Complete step by step answer:
The total number of electrons in a molecule of nitrate ion is = $7 + 3 \times 8 + 1 = 32$ ${e^ - }$
Molar mass of nitrate ion is = $62{\text{g}}$.
Total no. of moles in $2{\text{gm}}$ ion of nitrate ion = $\dfrac{2}{{62}}$.
As we know that 1 mole of any compound contains $6.022 \times {10^{23}}$ atoms. Thus:
Total no. of molecules in $2{\text{gm}}$ ion of nitrate ion = $\dfrac{2}{{62}} \times 6.02 \times {10^{23}}$.

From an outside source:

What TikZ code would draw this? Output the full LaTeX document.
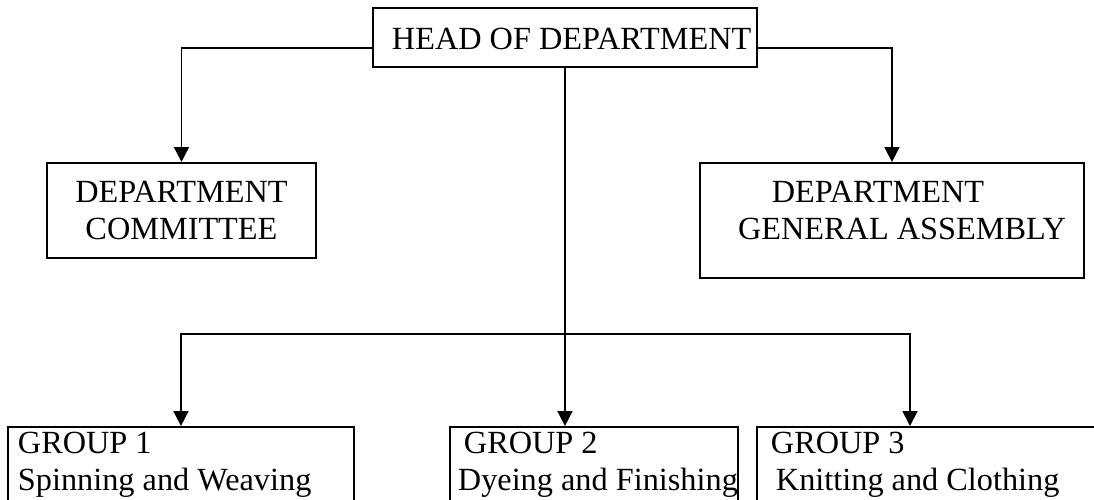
\documentclass[tikz,border=0pt]{standalone}
\usepackage{fontspec}
\setmainfont{Liberation Serif}
\usetikzlibrary{arrows.meta}
% box body: width, height, gap above the first line, text
\newcommand{\cell}[4]{\parbox[c][#2pt][t]{#1pt}{\vspace*{#3pt}#4}}

\begin{document}
\begin{tikzpicture}[
  x=1pt,
  y=-1pt,
  every node/.style={font=\fontsize{32.3}{37}\selectfont, inner sep=0pt},
  unit/.style={draw, line width=1.9pt, anchor=north west},
  link/.style={line width=1.8pt, -{Triangle[length=15pt, width=15pt]}}
]
  % ---- page, cut at the lower and right edge ---------------------------
  \useasboundingbox (0,0) rectangle (1094,500);
  \clip (0,0) rectangle (1094,500);

  % ---- top of the chart -------------------------------------------------
  \node[unit] (head) at (372,7)
    {\cell{384}{59}{20}{\hspace*{19pt}HEAD OF DEPARTMENT}};

  % ---- the two bodies beside the head ----------------------------------
  \node[unit] (committee) at (46,162)
    {\cell{269}{95}{18}{\centering DEPARTMENT\\COMMITTEE}};
  \node[unit] (assembly) at (699,162)
    {\cell{384}{115}{18}{\centering \hspace*{-28pt}DEPARTMENT\\
      \hspace*{20pt}GENERAL ASSEMBLY}};

  % ---- the three groups -------------------------------------------------
  \node[unit] (group1) at (7,426)
    {\cell{346}{110}{5}{\raggedright \hspace*{10pt}GROUP 1\\
      \hspace*{10pt}Spinning and Weaving}};
  \node[unit] (group2) at (449,426)
    {\cell{288}{110}{5}{\raggedright \hspace*{14pt}GROUP 2\\
      \hspace*{8pt}Dyeing and Finishing}};
  \node[unit] (group3) at (756,426)
    {\cell{400}{110}{5}{\raggedright \hspace*{14pt}GROUP 3\\
      \hspace*{19pt}Knitting and Clothing}};

  % ---- connectors ------------------------------------------------------
  \coordinate (split) at (564,334);
  \coordinate (group3in) at (910,426);
  \draw[link] ([yshift=-10.5pt]head.west) -| (committee.north);
  \draw[link] ([yshift=-10.5pt]head.east) -| (assembly.north);
  \draw[link] (head.south) -- (head.south |- group2.north);
  \draw[link] (split) -| (group1.north);
  \draw[link] (split) -| (group3in);

\end{tikzpicture}
\end{document}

Total no. of electrons in $2{\text{gm}}$ ion of nitrate ion = $\dfrac{2}{{62}} \times 6.02 \times {10^{23}} \times 32{e^ - }$
So, the total number of electrons in 2g of nitrate ion is: $= 6.2 \times {10^{23}}{e^ - }$

Note:
The concept that a mole of any substance contains the same number of particles was formed out of research which was conducted by Italian physicist Amedeo Avogadro. Avogadro constant can be defined as the number of molecules, atoms, or ions in one mole of a substance: $6.022 \times {10^{23}}$ per mol. It is derived from the number of atoms of the pure isotope $^{{\text{12}}}{\text{C}}$ in 12 grams of that substance and is the reciprocal of atomic mass in grams. The formula for mole concept can be summarized as:
${\text{No}}{\text{. of moles = }}\dfrac{{{\text{Mass of the Substance in grams}}}}{{{\text{Molar mass of a Substance}}}} = \dfrac{{{\text{Number of Atoms or Molecules}}}}{{6.022 \times {{10}^{23}}}}$.